By Watson Scott Swail, President & CEO, Educational Policy Institute/EPI International
This week at EPI’s International Conference on Student Success (Retention 2011), I attended a session by Tom Mortenson, Senior Scholar at The Pell Institute and editor of Postsecondary Opportunity. Tom looked at the issue of predicted versus actual persistence and graduation rates at US four-year colleges and universities. Interesting stuff.
The data launched us into a dialogue about what responsibility college officials—including administrators, professors, counselors, and advisors—have to tell students where they stand with regard to prospective graduation and college success. Every institution houses the data and technology to run every prospective student through a real-time regression analysis to provide a predictive rate of success. That is, we can come up with the odds of a particular student’s chance of graduation from any institution.
If we can do this, the question is what do we do with that information? On one hand, we can surely use it to determine whether we admit or reject that student. We do that now. But for most of the institutions that are either open admission or have liberal admissions policies, these data have other potential services. In this case, if we know that Student A has a 36 percent chance of success at our institution, then what do we do with that data? The participants in Tom’s session were dialoging about whether we tell the student what we already know: that they are at risk.
One participant was adamant that it would be morally apprehensible to tell students that their odds of success are low. It would, in her words, crush their motivation and thus put them at even greater risk of failure.
I disagreed. In fact, for years I have counseled just the opposite. At our Retention 101 workshops, I advise participants that we have a moral and ethical responsibility to advise students exactly where they stand, what they need to do to succeed, and how we are able to support them.
I think the phrase is morally “reprehensible,” not “apprehensible.”
If a student’s chance of graduating is only 36%, why is the college admditting that student in the first place? what a scam.
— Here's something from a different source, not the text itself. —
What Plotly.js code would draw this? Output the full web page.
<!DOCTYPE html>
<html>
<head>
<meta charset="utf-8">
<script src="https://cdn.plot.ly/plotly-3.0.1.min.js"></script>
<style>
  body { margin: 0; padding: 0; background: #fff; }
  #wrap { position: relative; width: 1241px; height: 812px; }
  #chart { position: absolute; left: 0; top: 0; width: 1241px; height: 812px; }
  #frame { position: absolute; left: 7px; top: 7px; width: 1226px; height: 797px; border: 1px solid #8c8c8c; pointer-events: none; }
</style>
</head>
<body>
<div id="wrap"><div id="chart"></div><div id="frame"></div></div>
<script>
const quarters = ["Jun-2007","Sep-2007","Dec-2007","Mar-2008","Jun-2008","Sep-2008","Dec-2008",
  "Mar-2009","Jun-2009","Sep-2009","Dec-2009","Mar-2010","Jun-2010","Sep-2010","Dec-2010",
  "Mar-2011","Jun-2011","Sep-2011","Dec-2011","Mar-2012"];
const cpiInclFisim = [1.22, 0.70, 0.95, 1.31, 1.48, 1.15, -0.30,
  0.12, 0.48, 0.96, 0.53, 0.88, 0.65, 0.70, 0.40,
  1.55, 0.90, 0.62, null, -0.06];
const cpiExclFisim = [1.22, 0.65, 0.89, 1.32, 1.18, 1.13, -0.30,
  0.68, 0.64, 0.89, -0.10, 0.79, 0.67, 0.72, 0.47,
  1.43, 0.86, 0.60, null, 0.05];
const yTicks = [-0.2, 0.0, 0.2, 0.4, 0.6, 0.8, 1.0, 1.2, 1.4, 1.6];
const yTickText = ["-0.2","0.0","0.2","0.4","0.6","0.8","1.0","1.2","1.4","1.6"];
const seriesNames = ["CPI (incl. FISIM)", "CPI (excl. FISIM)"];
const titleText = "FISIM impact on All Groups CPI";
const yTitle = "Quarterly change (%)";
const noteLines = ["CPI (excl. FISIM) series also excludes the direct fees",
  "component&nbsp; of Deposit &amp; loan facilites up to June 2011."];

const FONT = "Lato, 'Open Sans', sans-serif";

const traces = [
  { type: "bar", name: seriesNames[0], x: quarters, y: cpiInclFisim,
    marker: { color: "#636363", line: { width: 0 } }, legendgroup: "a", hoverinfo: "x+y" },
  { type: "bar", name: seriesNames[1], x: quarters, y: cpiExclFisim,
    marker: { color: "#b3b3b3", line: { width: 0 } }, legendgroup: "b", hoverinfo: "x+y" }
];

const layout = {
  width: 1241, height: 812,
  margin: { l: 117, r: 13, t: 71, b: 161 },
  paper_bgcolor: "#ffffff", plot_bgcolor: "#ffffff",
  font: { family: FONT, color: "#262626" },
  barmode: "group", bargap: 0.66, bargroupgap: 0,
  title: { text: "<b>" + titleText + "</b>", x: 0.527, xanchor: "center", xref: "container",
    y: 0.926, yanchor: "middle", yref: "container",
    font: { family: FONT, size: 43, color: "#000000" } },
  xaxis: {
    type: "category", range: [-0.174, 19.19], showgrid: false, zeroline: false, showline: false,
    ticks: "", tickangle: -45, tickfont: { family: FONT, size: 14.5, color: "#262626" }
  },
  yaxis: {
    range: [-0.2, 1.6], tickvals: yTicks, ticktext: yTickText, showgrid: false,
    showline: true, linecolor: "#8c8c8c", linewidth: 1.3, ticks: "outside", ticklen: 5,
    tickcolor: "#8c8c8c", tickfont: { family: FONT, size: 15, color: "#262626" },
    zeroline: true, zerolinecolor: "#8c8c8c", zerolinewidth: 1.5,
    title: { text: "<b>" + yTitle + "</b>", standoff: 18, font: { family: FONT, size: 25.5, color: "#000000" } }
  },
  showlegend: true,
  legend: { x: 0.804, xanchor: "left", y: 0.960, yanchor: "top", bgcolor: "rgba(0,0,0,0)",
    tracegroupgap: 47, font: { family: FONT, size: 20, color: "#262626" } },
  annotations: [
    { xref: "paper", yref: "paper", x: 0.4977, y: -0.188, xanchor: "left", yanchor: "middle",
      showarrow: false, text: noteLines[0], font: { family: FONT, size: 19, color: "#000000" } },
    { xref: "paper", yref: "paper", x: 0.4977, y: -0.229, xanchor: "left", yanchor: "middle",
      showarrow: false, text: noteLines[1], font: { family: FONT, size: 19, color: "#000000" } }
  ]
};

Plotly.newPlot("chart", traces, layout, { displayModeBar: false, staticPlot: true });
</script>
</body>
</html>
That student should enroll in a community college, see if they can do well, and transfer if it works out.
they should inform the students so they would know if they have a chance or not.
TB; a scam because the graduating chances are low? Haha.
At my school about 20 percent of the stundents fail in some degree, but I haven’t heard anyone that called it a scam yet.
That’s a tough call. On one hand, like you said, you do have a moral responsibility to let students know where they stand. However, to tell them “they’re chance for success is low” is a bit harsh. What about telling them the “chance of success” and then offering solutions to help improve that chance, ie free tutors etc?